I started developing websites when I was a kid at 7 years old. I learned HTML through Neopets in order to build guild pages and with the help of my dad, I ended up building and hosting a website with pure HTML and inline styling. He helped me with the hosting — I wrote the code. What motivated me then was the same thing that motivates me now — beauty. Creativity. Play. I just wanted to make something that was my own. Something colorful and pretty. It’s a rather simple desire — and the same simple desire to create beautiful spaces for people motivates me now.

What sparked my interest in getting back into web development as an adult (who had not kept up with the growth of it) was coming across a beautiful website and following it to its designer, who had an amazing portfolio of sites. I saw that she owned her own business and did branding for small entrepreneurs. She was living a life that struck me as a dream for me to live as well. But in my pursuit of that dream, I lost sight somewhat of what sparked it in the first place.

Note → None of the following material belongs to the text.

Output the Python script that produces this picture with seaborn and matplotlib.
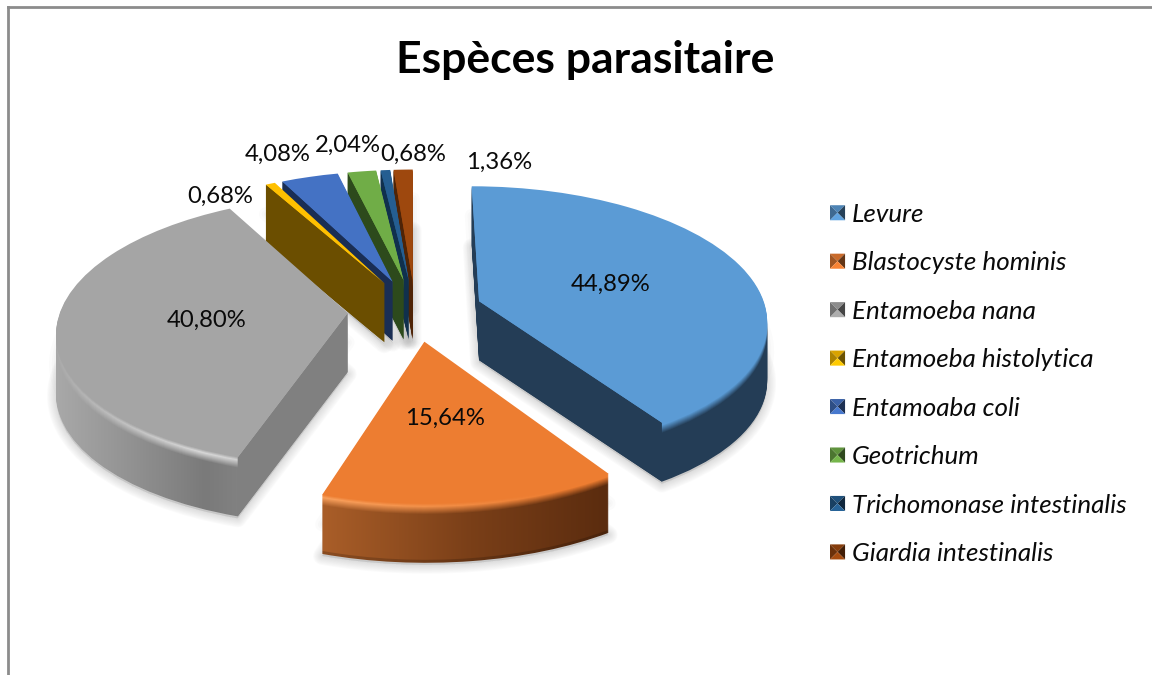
import numpy as np
import matplotlib
matplotlib.use("Agg")
import matplotlib.pyplot as plt
import seaborn as sns
from matplotlib.colors import to_rgb
from matplotlib.legend_handler import HandlerPatch
from matplotlib.patches import PathPatch, Polygon, Wedge
from matplotlib.path import Path
from matplotlib.transforms import Transform

species = ["Levure", "Blastocyste hominis", "Entamoeba nana", "Entamoeba histolytica",
           "Entamoaba coli", "Geotrichum", "Trichomonase intestinalis", "Giardia intestinalis"]
percent = [44.89, 15.64, 40.80, 0.68, 4.08, 2.04, 0.68, 1.36]
top_colors = ["#5b9bd5", "#ed7d31", "#a5a5a5", "#ffc000", "#4472c4", "#70ad47", "#255e91", "#9e480e"]
side_colors = ["#243d56", "#6e3610", "#808080", "#6b4e00", "#1a2e54", "#2d4a1c", "#10304d", "#4f2407"]
title = "Espèces parasitaire"
label_pos = [(611, 284), (445, 418), (207, 320), (220, 196), (278, 154), (348, 145), (413, 154), (499, 162)]

sns.set_theme(style="white")
plt.rcParams["font.family"] = ["Lato", "DejaVu Sans"]

W, H = 1152, 675
CX, CY, RX, RY, K, DEPTH = 415.0, 310.0, 287.0, 132.0, 0.13, 59
L, T = 7.5, 7.0

fig = plt.figure(figsize=(W / 100, H / 100), dpi=100, facecolor="white")
ax = fig.add_axes([L / W, 0, 1 - L / W, 1 - T / H])


class Persp(Transform):
    input_dims = output_dims = 2
    is_affine = False

    def __init__(self, drop=0.0):
        super().__init__()
        self.drop = drop

    def transform_non_affine(self, xy):
        xy = np.asarray(xy, float)
        w = 1 + K * xy[:, 1]
        return np.column_stack([CX + RX * xy[:, 0] / w, CY - RY * xy[:, 1] / w + self.drop])


wedges, _ = ax.pie(percent, explode=[0.235] * len(percent), startangle=90, counterclock=False,
                   colors=sns.color_palette(top_colors), frame=True)
ax.set_aspect("auto")


def shifted(w, d):
    p = w.get_path()
    return Path(Persp(d).transform_non_affine(p.vertices), p.codes)


# x in pixels -> colour of the curved wall
def rim_stops(i):
    if i == 1:
        return [327, 470, 606], ["#a85d28", "#7a3f18", "#5b2c0f"]
    if i == 2:
        return [58, 130, 205, 240], ["#a8a8a8", "#929292", "#7a7a7a", "#828282"]
    return [0, W], [side_colors[i], side_colors[i]]


def highlight(i, x):
    if i == 1:
        return "#f9a05c", np.interp(x, [327, 560], [1.0, 0.0])
    if i == 2:
        return "#d8d8d8", np.interp(x, [58, 110, 200, 240], [0.15, 0.5, 1.0, 0.9])
    return top_colors[i], np.zeros_like(x)


def layer_colors(i, d, x):
    xs, cs = rim_stops(i)
    cs = np.array([to_rgb(c) for c in cs])
    rim = np.column_stack([np.interp(x, xs, cs[:, k]) for k in range(3)])
    if d > DEPTH - 3 and i == 1:
        rim = rim * 0.82
    top = np.array(to_rgb(top_colors[i]))
    hl_col, hl_s = highlight(i, x)
    hl = top + (np.array(to_rgb(hl_col)) - top) * hl_s[:, None]
    if d <= 3:
        a = top + (hl - top) * (d / 3)
    elif d <= 11:
        a = hl + (rim - hl) * ((d - 3) / 8)
    else:
        a = rim
    return np.clip(a, 0, 1)


# soft shadows below the slices
for w in wedges:
    for lw in range(16, 1, -2):
        ax.add_patch(PathPatch(shifted(w, DEPTH + 2), transform=ax.transData, fc="#8a8a8a", ec="#8a8a8a",
                               lw=lw * 0.8, alpha=0.035, zorder=1, joinstyle="round"))
    for lw in (10, 6, 3):
        ax.add_patch(PathPatch(shifted(w, DEPTH / 2), transform=ax.transData, fc="#8a8a8a", ec="#8a8a8a",
                               lw=lw, alpha=0.03, zorder=1, joinstyle="round"))

xgrid = np.arange(L, W) + 0.5
order = [7, 6, 5, 4, 3, 2, 0, 1]
z = 2.0
for i in order:
    w = wedges[i]
    for d in range(DEPTH, 0, -1):
        z += 0.001
        if i in (1, 2):
            row = (layer_colors(i, d, xgrid)[None, :, :] * 255).astype(np.uint8)
            im = ax.imshow(row, extent=(L, W, H, T), aspect="auto", zorder=z, interpolation="nearest")
            im.set_clip_path(shifted(w, d), ax.transData)
        else:
            col = layer_colors(i, d, np.array([0.0]))[0]
            ax.add_patch(PathPatch(shifted(w, d), transform=ax.transData, fc=col, ec="none", zorder=z))
    # straight walls along radial edges, only where they face the viewer
    top_path = shifted(w, 0)
    for theta in (w.theta1, w.theta2):
        rad = np.deg2rad(theta)
        pts = np.array([w.center, (w.center[0] + w.r * np.cos(rad), w.center[1] + w.r * np.sin(rad))])
        up = Persp(0).transform_non_affine(pts)
        dn = Persp(DEPTH).transform_non_affine(pts)
        if top_path.contains_point(up.mean(axis=0) + np.array([0.0, 2.0])):
            continue
        z += 0.001
        ax.add_patch(Polygon(np.vstack([up, dn[::-1]]), closed=True, transform=ax.transData,
                             fc=side_colors[i], ec="none", zorder=z))
    z += 0.001
    w.set_transform(Persp(0) + ax.transData)
    w.set_zorder(z)
    w.set_edgecolor("none")

ax.set_xlim(L, W)
ax.set_ylim(H, T)
ax.set_xticks([])
ax.set_yticks([])
for name, sp in ax.spines.items():
    sp.set_visible(name in ("left", "top"))
    sp.set_color("#8c8c8c")
    sp.set_linewidth(2.0)

for (px, py), v in zip(label_pos, percent):
    ax.text(px, py, f"{v:.2f}".replace(".", ",") + "%", ha="center", va="center",
            fontsize=17.2, color="#0a0a0a", zorder=50)

ax.set_title(title, x=(585 - L) / (W - L), y=1 - (68 - T) / (H - T), va="center",
             fontsize=32, fontweight="bold", color="black")


class PyramidKey(HandlerPatch):
    def create_artists(self, legend, orig, xd, yd, width, height, fontsize, trans):
        c = np.array(orig.get_facecolor()[:3])
        side = min(width, height)
        x0, y0 = -xd + (width - side) / 2, -yd + (height - side) / 2
        x1, y1 = x0 + side, y0 + side
        m = (x0 + side / 2, y0 + side / 2)
        faces = [([(x0, y1), (x1, y1), m], 0.85), ([(x0, y0), (x0, y1), m], 0.68),
                 ([(x1, y0), (x1, y1), m], 0.42), ([(x0, y0), (x1, y0), m], 1.05)]
        return [Polygon(v, closed=True, fc=np.clip(c * f, 0, 1), ec="none", transform=trans) for v, f in faces]


leg = ax.legend(wedges, species, handler_map={Wedge: PyramidKey()}, loc="center left",
                bbox_to_anchor=((830 - L) / (W - L), 1 - (384 - T) / (H - T)),
                frameon=False, borderpad=0, borderaxespad=0,
                labelspacing=0.98, handlelength=0.58, handleheight=0.58, handletextpad=0.27,
                prop={"style": "italic", "size": 18.7})
for t in leg.get_texts():
    t.set_color("#0a0a0a")

fig.savefig("out.png", dpi=100)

I started in a good place. Immediately after getting inspired, I took Codecademy’s Build Websites From Scratch course where I learned to build mobile responsive websites from scratch with flexbox. This course to this day is responsible for the majority of my front end skills. But afterwards I didn’t know what to do to make myself marketable, so I decided a coding boot camp would provide me with a way forward. I know many people who did the same. For some, it’s worked out and for some it hasn’t. I attended Flatiron School’s online software engineering program and completed it in a year. I built full stack applications in Rails, a Ruby CLI, a Sinatra app, and a React and Redux application. By the end I hardly recognized myself because I was pulling from an API and storing data in a Redux store. One year prior, I would have said, “what the f does that mean?”

But the truth is this school primes you to be a software engineer. I don’t regret it or any of the skills that I now have because I have used them and will likely continue to. In my previous job I built the front end of a product and static site in Vue.js and VueX. Without my React and Redux education, I could never have done that. And I love Vue. I hope I get to develop with it again. But in my heart of hearts, I am just someone who wants to build beautiful websites, whether they’re built in Vue, React, or from scratch. I am not someone who wants to get deep into engineering. There’s a part of me that grew to feel I had something to prove — I wanted to identify with the term “engineer”. I didn’t want to be belittled for sticking more to the surface layer of web development. I wanted to demonstrate that I have a logical mind — and I do — , but creative work is what makes me happy and there’s plenty of logic happening in front end code without having to go overly deep into a ton of other technologies.

I hadn’t forgotten my dream entirely. While I was job searching, I had determined that I should work at a digital agency where you are constantly working on new projects for clients, somewhat like freelancing, but with a group of experienced developers and designers who can help you grow. But my job search went on for months with rejection after rejection, and my needing to be remote made options sometimes feel more limited. I couldn’t go without a paycheck any longer, so I sort of gave up and gave into going the product engineering route. And I quickly became unhappy. More than unhappy, it actually broke down my spirit because I was out of alignment.

Sometimes finding the little place where you fit in this world is difficult. It’s difficult as well when you have bills to pay. But it’s worth attempting. I don’t intend to give up on web development — I just have to learn to accept that what works for me is ok. It’s not less than. And there may be fewer places that fit, but when something does, it will feel right. I will be doing the “why”. And that’s what counts.